Maximum number of participants: 24
Target Audience: Architects, Developers, Testers, Analysts, Product Owner, Manager, Decision Makers
Prerequisites: None. It is an interactive workshop, with brown paper, post-its and whiteboards
Level: Basic
Extended Abstract:
There is an industry trend where businesses are moving towards autonomous product teams. These teams aim to be end-to-end responsible for the product they are building and maintaining. With the help of Continuous Delivery, teams have faster feedback cycles in which they can probe if a certain feature works. To achieve end-to-end team autonomy, companies move towards a microservices architecture to successfully inspect and adapt. To be effective with a microservices architecture, we require Conway's alignment, engineering teams aligned to business models/products; to achieve Conway’s alignment it’s required to design and model the domain. Domain-Driven Design’s bounded context is the essential pattern that helps to create Conway’s alignment.

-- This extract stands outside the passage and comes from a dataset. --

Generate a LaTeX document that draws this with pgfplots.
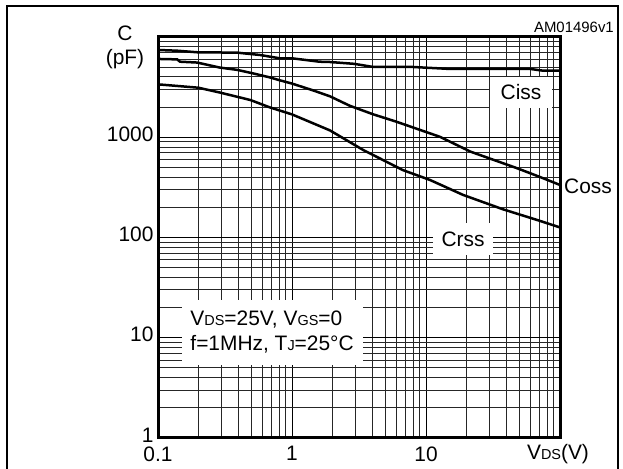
\documentclass[border=0pt]{standalone}
\usepackage{pgfplots}
\pgfplotsset{compat=1.18}
\usepackage{fontspec}
\setmainfont{Liberation Sans}
\newcommand{\sm}[1]{{\fontsize{14.5}{14.5}\selectfont #1}}
\begin{document}
\begin{tikzpicture}[x=1bp,y=1bp]
\path[use as bounding box] (0,0) rectangle (623,469);
\draw[line width=2bp] (7,0) -- (7,463) -- (618,463) -- (618,0);
\begin{axis}[
  at={(158bp,31bp)}, anchor=south west,
  scale only axis, width=402bp, height=401bp,
  xmode=log, ymode=log,
  xmin=0.1, xmax=100, ymin=1, ymax=10000,
  xtick={0.1,1,10,100}, xticklabels={0.1,1,10,},
  ytick={1,10,100,1000,10000}, yticklabels={1,10,100,1000,},
  minor xtick={0.2,0.3,0.4,0.5,0.6,0.7,0.8,0.9,2,3,4,5,6,7,8,9,20,30,40,50,60,70,80,90},
  minor ytick={2,3,4,5,6,7,8,9,20,30,40,50,60,70,80,90,200,300,400,500,600,700,800,900,2000,3000,4000,5000,6000,7000,8000,9000},
  grid=both,
  major grid style={line width=0.9bp, black},
  minor grid style={line width=0.9bp, black!85},
  major tick length=0, minor tick length=0,
  axis line style={line width=3bp},
  /pgf/number format/assume math mode=true,
  tick label style={font=\fontsize{21}{25}\selectfont},
  xticklabel style={yshift=-5bp},
  yticklabel style={xshift=-1bp, yshift=3bp},
  clip=false,
]
\addplot[line width=2.5bp, black] coordinates {
(0.1,7420) (0.139,7300) (0.196,7040) (0.39,6980) (0.58,6610) (0.81,6130) (1.0,6130) (1.6,5670) (1.92,5630) (2.9,5400) (4.05,5020) (8,5020) (15.1,4800) (60,4800) (75,4610) (100,4610)};
\addplot[line width=2.5bp, black] coordinates {
(0.1,6040) (0.139,5980) (0.146,5670) (0.196,5560) (0.29,4950) (0.39,4700) (0.51,4340) (0.68,3960) (0.81,3700) (1.0,3430) (1.43,2940) (1.92,2560) (2.7,2060) (4.05,1690) (6.0,1430) (12.7,1010) (21.5,718) (48,490) (70,404) (100,334)};
\addplot[line width=2.5bp, black] coordinates {
(0.1,3370) (0.2,3120) (0.29,2790) (0.49,2350) (0.68,1990) (1.0,1690) (1.92,1170) (3.4,746) (6.7,471) (10.7,375) (18.9,266) (37.6,191) (67,150) (100,126)};
\node[fill=white, minimum width=62bp, minimum height=31bp, inner sep=0pt, font=\fontsize{21}{25}\selectfont] at (axis cs:51.2,2826) {Ciss};
\node[fill=white, minimum width=60bp, minimum height=32bp, inner sep=0pt, font=\fontsize{21}{25}\selectfont] at (axis cs:18.9,96.6) {Crss};
\node[fill=white, minimum width=181bp, minimum height=65bp, inner sep=0pt, align=left, font=\fontsize{21}{25}\selectfont] at (axis cs:0.71,11.4) {V\sm{DS}=25V, V\sm{GS}=0\\f=1MHz, T\sm{J}=25°C};
\end{axis}
\node[font=\fontsize{21}{25}\selectfont] at (588,283) {Coss};
\node[font=\fontsize{21}{25}\selectfont] at (125,436) {C};
\node[font=\fontsize{21}{25}\selectfont] at (125,410) {(pF)};
\node[font=\fontsize{21}{25}\selectfont] at (558,15) {V\sm{DS}(V)};
\node[font=\fontsize{15}{17}\selectfont, anchor=east, inner sep=1bp] at (615,442) {AM01496v1};
\end{tikzpicture}
\end{document}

Join us in this hands-on session where we show you how visual collaboration is the most effective way in co-creating sustainable Conway’s alignment. We will distil bounded contexts with visual collaboration tools Big Picture EventStorming, Context Mapping and the Bounded Context Canvas.
With visual collaboration:
- We create a shared understanding of the business flow, uncovering inconsistencies and competing goals
- Using the Theory of Constraints, we can discover, highlight and create a shared vision and strategy to focus our effort
- A critical part of doing visual collaboration is effective facilitation, especially facilitating workshops with +30 people at the same time
You leave our session understanding that to be effective with microservices, you need to start discover and design bounded contexts. You will learn heuristics that guide you in using visual tools in specific situations, and how to move on towards microservices.